Malta has highest increase in children in childcare across EU

Since 2011 the percentage of Maltese under-3s in childcare shot up from just 11% to 31% in 2016 – putting Malta close to the Barcelona target of 33%

Malta has experienced the largest increase in the percentage of under 3-year-olds who were enrolled in formal childcare in the EU, even if Maltese women are still the most likely to cite family responsibilities to justify their economic inactivity.

A European Commission report on the so-called Barcelona objectives to encourage women to join the labour market, shows that since 2011 the percentage of Maltese under-3s in childcare shot up from just 11% to 31% in 2016 – putting Malta close to the Barcelona target of 33%.

Although close to the EU average – also 33% at present – Malta still lags behind countries with a long tradition of providing affordable childcare like Denmark (70%), the Netherlands (53%) and Sweden (51%).

But Malta is now just a notch behind Germany, Finland and Italy (33 to 34%). Indeed, since 2011 there has been a considerable increase in childcare coverage in a number of EU states, most strikingly in Romania, Estonia, Italy, as well as Malta.
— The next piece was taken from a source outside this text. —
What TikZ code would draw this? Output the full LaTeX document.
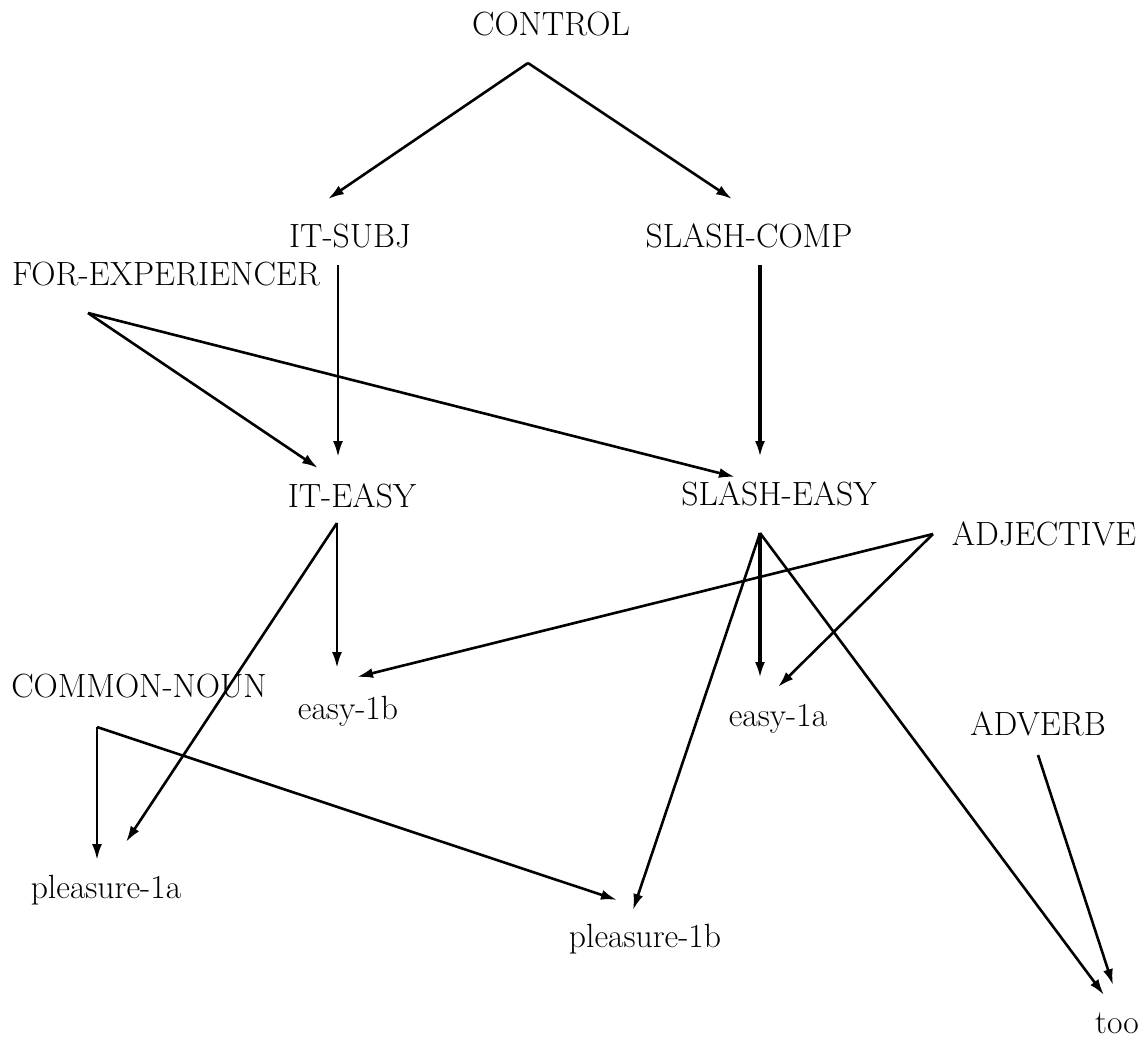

On the other hand, there were significant drops in childcare coverage for this age group in Greece and Slovakia.

Malta has registered the second-highest increase after Romania and Poland in the childcare rate for children aged between 3 and mandatory school-going age: from 73% in 2011 to 88% in 2016.

Malta is now among the countries which provide “a right to childcare from a very early age” – childcare is free for the children of working parents and students from the age of 3 months, compared to Denmark and Hungary where this applies to children over 6 months. In Sweden and Slovenia free childcare is only offered from 12 months while in Estonia from 18 months.
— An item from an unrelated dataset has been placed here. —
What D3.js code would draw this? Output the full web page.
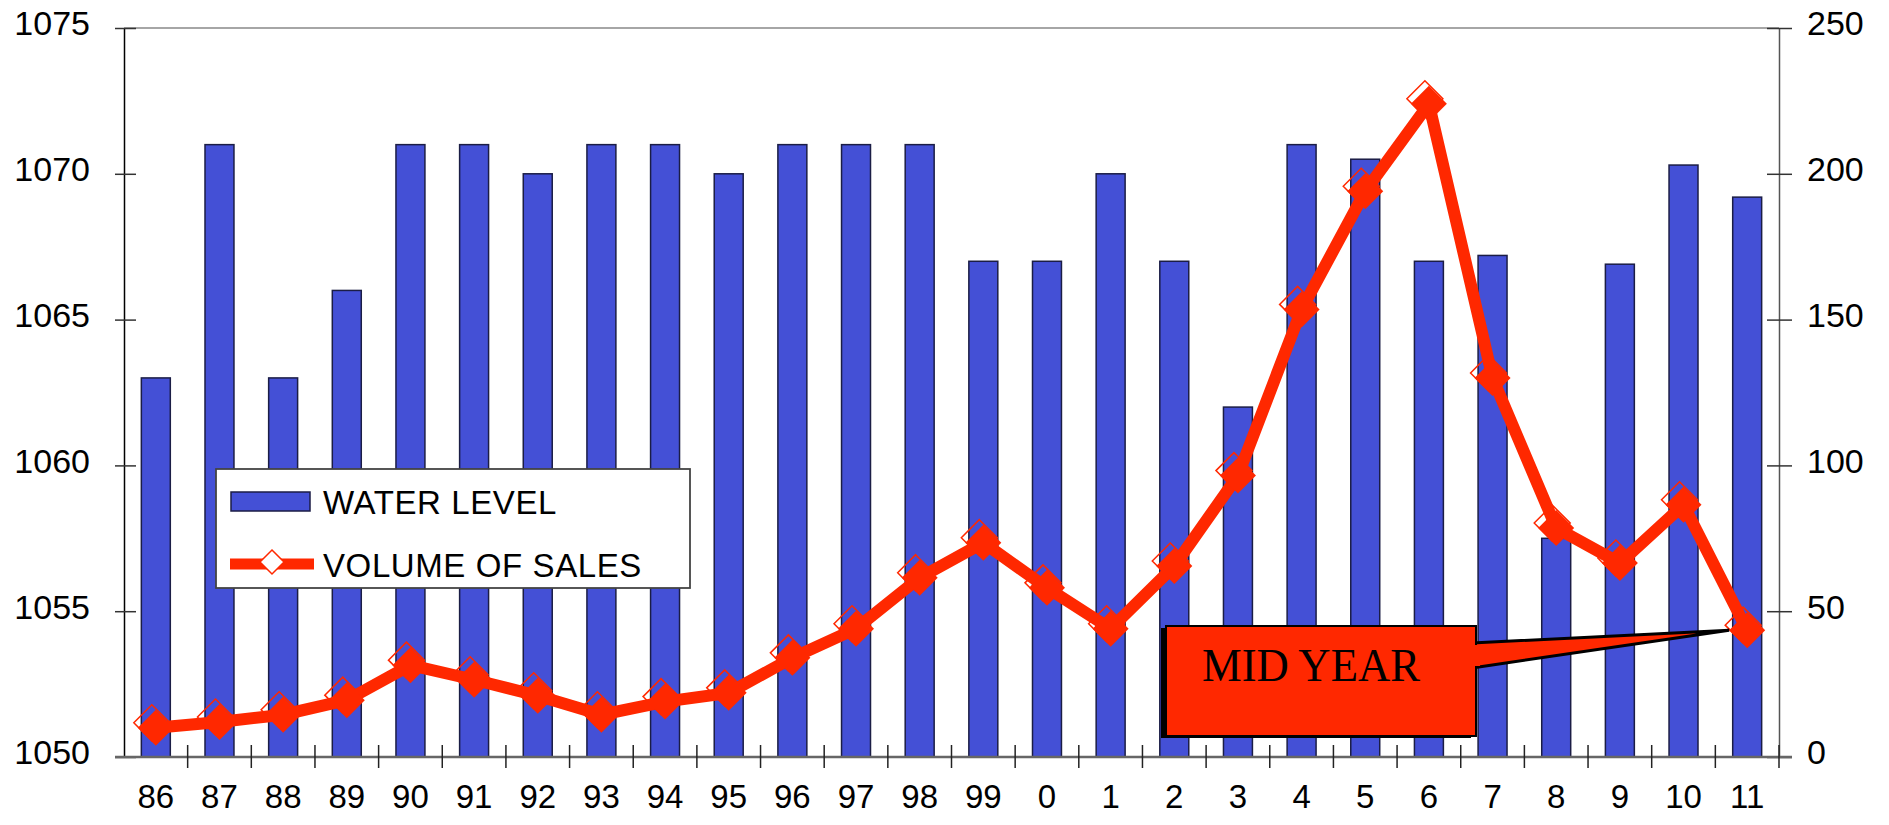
<!DOCTYPE html>
<html>
<head>
<meta charset="utf-8">
<script src="https://cdn.jsdelivr.net/npm/d3@7/dist/d3.min.js"></script>
<style>
  html, body { margin: 0; padding: 0; background: #fff; }
  svg { display: block; }
  text { font-family: "Liberation Sans", Arial, sans-serif; fill: #000; }
</style>
</head>
<body>
<svg id="chart" width="1889" height="825"></svg>
<script>
// ---- data ----
const years = ["86","87","88","89","90","91","92","93","94","95","96","97","98","99","0","1","2","3","4","5","6","7","8","9","10","11"];
const waterLevel = [1063,1071,1063,1066,1071,1071,1070,1071,1071,1070,1071,1071,1071,1067,1067,1070,1067,1062,1071,1070.5,1067,1067.2,1057.5,1066.9,1070.3,1069.2];
const volumeOfSales = [10,12,14.5,19.5,31.5,26.5,21,14.5,19,22,34,44,61.5,73.5,58,44,65.5,96.5,153.5,194,224,130,78.5,66.5,86.5,43.5];
const leftTicks = [1050,1055,1060,1065,1070,1075];
const rightTicks = [0,50,100,150,200,250];
const seriesNames = ["WATER LEVEL","VOLUME OF SALES"];
const calloutText = "MID YEAR";

// ---- layout ----
const L = 124, R = 1779, T = 28, B = 757;
const BLUE = "#4450d6", RED = "#ff2800";
const svg = d3.select("#chart");

const x = d3.scaleBand().domain(years).range([L, R]).paddingInner(0.545).paddingOuter(0.2725);
const yL = d3.scaleLinear().domain([1050, 1075]).range([B, T]);
const yR = d3.scaleLinear().domain([0, 250]).range([B, T]);
const cx = d => x(d) + x.bandwidth() / 2;

// top border
svg.append("line").attr("x1", L).attr("x2", R).attr("y1", T).attr("y2", T)
  .attr("stroke", "#888").attr("stroke-width", 1.5);

// bars
svg.append("g").selectAll("rect").data(years).join("rect")
  .attr("x", d => x(d))
  .attr("y", (d, i) => yL(waterLevel[i]))
  .attr("width", x.bandwidth())
  .attr("height", (d, i) => B - yL(waterLevel[i]))
  .attr("fill", BLUE).attr("stroke", "#1b1d45").attr("stroke-width", 1.5);

// left axis
const gL = svg.append("g").attr("transform", `translate(${L},0)`)
  .call(d3.axisLeft(yL).tickValues(leftTicks).tickSize(0).tickPadding(34).tickFormat(d3.format("d")));
gL.select(".domain").attr("stroke", "#000").attr("stroke-width", 1.5);
gL.selectAll(".tick line").attr("x1", -9).attr("x2", 12).attr("stroke", "#333").attr("stroke-width", 1.5);
gL.selectAll(".tick text").attr("font-size", 34).attr("font-family", "Liberation Sans, Arial").attr("dy", "0.2em");

// right axis
const gR = svg.append("g").attr("transform", `translate(${R},0)`)
  .call(d3.axisRight(yR).tickValues(rightTicks).tickSize(0).tickPadding(28).tickFormat(d3.format("d")));
gR.select(".domain").attr("stroke", "#555").attr("stroke-width", 1.5);
gR.selectAll(".tick line").attr("x1", -12).attr("x2", 13).attr("stroke", "#333").attr("stroke-width", 1.5);
gR.selectAll(".tick text").attr("font-size", 34).attr("font-family", "Liberation Sans, Arial").attr("dy", "0.2em");

// bottom axis
const gB = svg.append("g").attr("transform", `translate(0,${B})`)
  .call(d3.axisBottom(x).tickSize(0).tickPadding(36));
gB.select(".domain").attr("d", `M${L - 9},0H${R + 13}`).attr("stroke", "#666").attr("stroke-width", 2.5);
gB.selectAll(".tick text").attr("font-size", 33).attr("font-family", "Liberation Sans, Arial").attr("dy", "0.45em");
// boundary ticks between categories
const bounds = d3.range(1, years.length + 1).map(i => L + x.step() * i);
gB.append("g").selectAll("line").data(bounds).join("line")
  .attr("x1", d => d).attr("x2", d => d).attr("y1", -12).attr("y2", 11)
  .attr("stroke", "#222").attr("stroke-width", 1.5);

// line series
const pts = years.map((d, i) => [cx(d), yR(volumeOfSales[i])]);
svg.append("path").datum(pts)
  .attr("d", d3.line())
  .attr("fill", "none").attr("stroke", RED).attr("stroke-width", 12).attr("stroke-linejoin", "miter");
const diamond = (r) => `M0,${-r}L${r},0L0,${r}L${-r},0Z`;
svg.append("g").selectAll("path.hollow").data(pts).join("path")
  .attr("class", "hollow")
  .attr("transform", d => `translate(${d[0] - 4},${d[1] - 5})`)
  .attr("d", diamond(18)).attr("fill", "none").attr("stroke", RED).attr("stroke-width", 1.5);
svg.append("g").selectAll("path.solid").data(pts).join("path")
  .attr("class", "solid")
  .attr("transform", d => `translate(${d[0]},${d[1]})`)
  .attr("d", diamond(18)).attr("fill", RED);

// legend
const lg = svg.append("g");
lg.append("rect").attr("x", 216).attr("y", 469).attr("width", 474).attr("height", 119)
  .attr("fill", "#fff").attr("stroke", "#444").attr("stroke-width", 1.8);
lg.append("rect").attr("x", 231).attr("y", 492).attr("width", 79).attr("height", 19)
  .attr("fill", BLUE).attr("stroke", "#1b1d45").attr("stroke-width", 1.5);
lg.append("text").attr("x", 323).attr("y", 514).attr("font-size", 33).attr("letter-spacing", 0.6).text(seriesNames[0]);
lg.append("line").attr("x1", 230).attr("x2", 314).attr("y1", 564).attr("y2", 564)
  .attr("stroke", RED).attr("stroke-width", 11);
lg.append("path").attr("transform", "translate(272,562)").attr("d", diamond(12))
  .attr("fill", "#fff").attr("stroke", RED).attr("stroke-width", 1.5);
lg.append("text").attr("x", 323).attr("y", 577).attr("font-size", 33).attr("letter-spacing", 0.6).text(seriesNames[1]);

// callout
const last = pts[pts.length - 1];
const tip = [last[0] - 18, last[1]];
const cg = svg.append("g");
const rx = 1166, ry = 626, rw = 310, rh = 110;
cg.append("rect").attr("x", rx - 5).attr("y", ry + 2).attr("width", rw).attr("height", rh).attr("fill", "#000");
cg.append("polygon")
  .attr("points", [[rx + rw - 4, 643], tip, [rx + rw - 4, 668]].map(p => p.join(",")).join(" "))
  .attr("fill", RED).attr("stroke", "#000").attr("stroke-width", 3).attr("stroke-linejoin", "miter");
cg.append("rect").attr("x", rx).attr("y", ry).attr("width", rw).attr("height", rh)
  .attr("fill", RED).attr("stroke", "#000").attr("stroke-width", 2);
cg.append("rect").attr("x", rx + rw - 6).attr("y", 645).attr("width", 10).attr("height", 21).attr("fill", RED);
cg.append("text").attr("x", 1202).attr("y", 681)
  .style("font-family", "'Liberation Serif', 'Times New Roman', serif")
  .attr("font-size", 47).attr("textLength", 218).attr("lengthAdjust", "spacingAndGlyphs")
  .text(calloutText);
</script>
</body>
</html>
But in contrast to countries like Finland and Sweden which offer free childcare irrespective of the parents’ employment status, in Malta free childcare is still limited to children whose parents work or are in education.
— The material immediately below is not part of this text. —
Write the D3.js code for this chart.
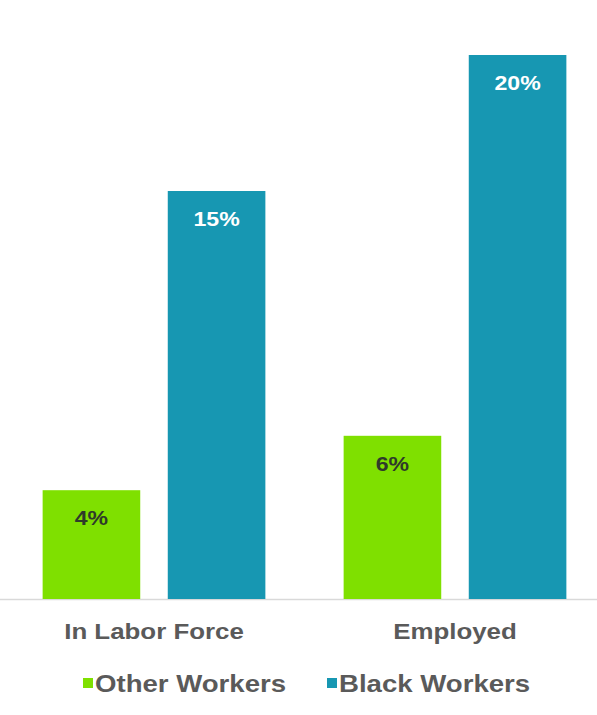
<!DOCTYPE html>
<html>
<head>
<meta charset="utf-8">
<script src="https://cdn.jsdelivr.net/npm/d3@7"></script>
<style>
  html, body { margin: 0; padding: 0; background: #ffffff; }
  svg { display: block; font-family: "Liberation Sans", Arial, sans-serif; }
</style>
</head>
<body>
<svg id="chart" width="597" height="715"></svg>
<script>
// Share of workers (%) by labour-force status
const categories = ["In Labor Force", "Employed"];
const seriesNames = ["Other Workers", "Black Workers"];
const otherWorkers = [4, 6];
const blackWorkers = [15, 20];
const valueLabels = [["4%", "6%"], ["15%", "20%"]];

const colors = { "Other Workers": "#7fe000", "Black Workers": "#1797b2" };
const labelColors = { "Other Workers": "#2f3a2a", "Black Workers": "#ffffff" };

const svg = d3.select("#chart");
const W = 597;
const baseY = 599;

const x0 = d3.scaleBand().domain(categories).range([3.5, 605.5])
  .paddingInner(0.26).paddingOuter(0.13);
const x1 = d3.scaleBand().domain(seriesNames).range([0, x0.bandwidth()])
  .paddingInner(0.22);
const y = d3.scaleLinear().domain([0, 20]).range([baseY, 55]);

const rows = categories.map((c, i) => ({
  category: c,
  values: [
    { series: seriesNames[0], value: otherWorkers[i], label: valueLabels[0][i] },
    { series: seriesNames[1], value: blackWorkers[i], label: valueLabels[1][i] }
  ]
}));

// baseline
svg.append("line")
  .attr("x1", 0).attr("x2", W)
  .attr("y1", baseY + 0.5).attr("y2", baseY + 0.5)
  .attr("stroke", "#d9d9d9").attr("stroke-width", 1.5);

const groups = svg.selectAll("g.cat").data(rows).join("g")
  .attr("class", "cat")
  .attr("transform", d => `translate(${x0(d.category)},0)`);

groups.selectAll("rect").data(d => d.values).join("rect")
  .attr("x", d => x1(d.series))
  .attr("y", d => y(d.value))
  .attr("width", x1.bandwidth())
  .attr("height", d => baseY - y(d.value))
  .attr("fill", d => colors[d.series]);

groups.selectAll("text.val").data(d => d.values).join("text")
  .attr("class", "val")
  .attr("transform", d => `translate(${x1(d.series) + x1.bandwidth() / 2},${y(d.value) + 35}) scale(1.1,1)`)
  .attr("text-anchor", "middle")
  .attr("font-size", 21)
  .attr("font-weight", "bold")
  .attr("fill", d => labelColors[d.series])
  .text(d => d.label);

// category axis labels (slightly wide lettering)
const xAxis = d3.axisBottom(x0).tickSize(0).tickPadding(0);
const axisG = svg.append("g")
  .attr("transform", `translate(0,${baseY})`)
  .call(xAxis);
axisG.select(".domain").remove();
axisG.selectAll("text")
  .attr("y", 0)
  .attr("dy", 0)
  .attr("transform", "translate(0,40) scale(1.15,1)")
  .attr("font-family", "\"Liberation Sans\", Arial, sans-serif")
  .attr("font-size", 22.5)
  .attr("font-weight", "bold")
  .attr("fill", "#5a5a5a");

// legend
const legendItems = [
  { name: seriesNames[0], x: 83 },
  { name: seriesNames[1], x: 327 }
];
const legend = svg.append("g").selectAll("g").data(legendItems).join("g")
  .attr("transform", d => `translate(${d.x},${692})`);
legend.append("rect")
  .attr("x", 0).attr("y", -14)
  .attr("width", 10).attr("height", 10)
  .attr("fill", d => colors[d.name]);
legend.append("text")
  .attr("transform", "translate(12,0) scale(1.2,1)")
  .attr("font-size", 23)
  .attr("font-weight", "bold")
  .attr("fill", "#5a5a5a")
  .text(d => d.name);
</script>
</body>
</html>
Parents are allowed to send their children to a childcare centre of their choice, and benefit from free childcare “equivalent to the hours worked by the parent with the lower workload, plus one hour extra for commuting”, a measure that aims to create an incentive for mothers to return to work or to remain in formal employment.

The report says “recent employment statistics already indicate that the provision of free childcare increases the labour market participation of mothers” and hints at plans to extend the access to childcare to all families.

Free childcare in Malta was introduced by the newly-elected Labour government in 2013. In the last general election the Nationalist Party had proposed to extend free childcare to all families including those whose parents are not in employment. The Labour Party pledged to extend childcare services in the evening for those who work at night or are attending full-time courses.

But despite the progress registered in the past years Maltese women are the most likely in Europe to cite family and personal responsibilities as a reason for their economic inactivity (16%).

Over 10% of women in Malta, Ireland, Cyprus, Romania, Poland, Italy, Spain, Croatia and Bulgaria are inactive because of their personal or family responsibilities, mostly for looking after children or incapacitated adults.

In 2016 Malta still registered the largest employment gap between female and male labour market participation in all EU member states.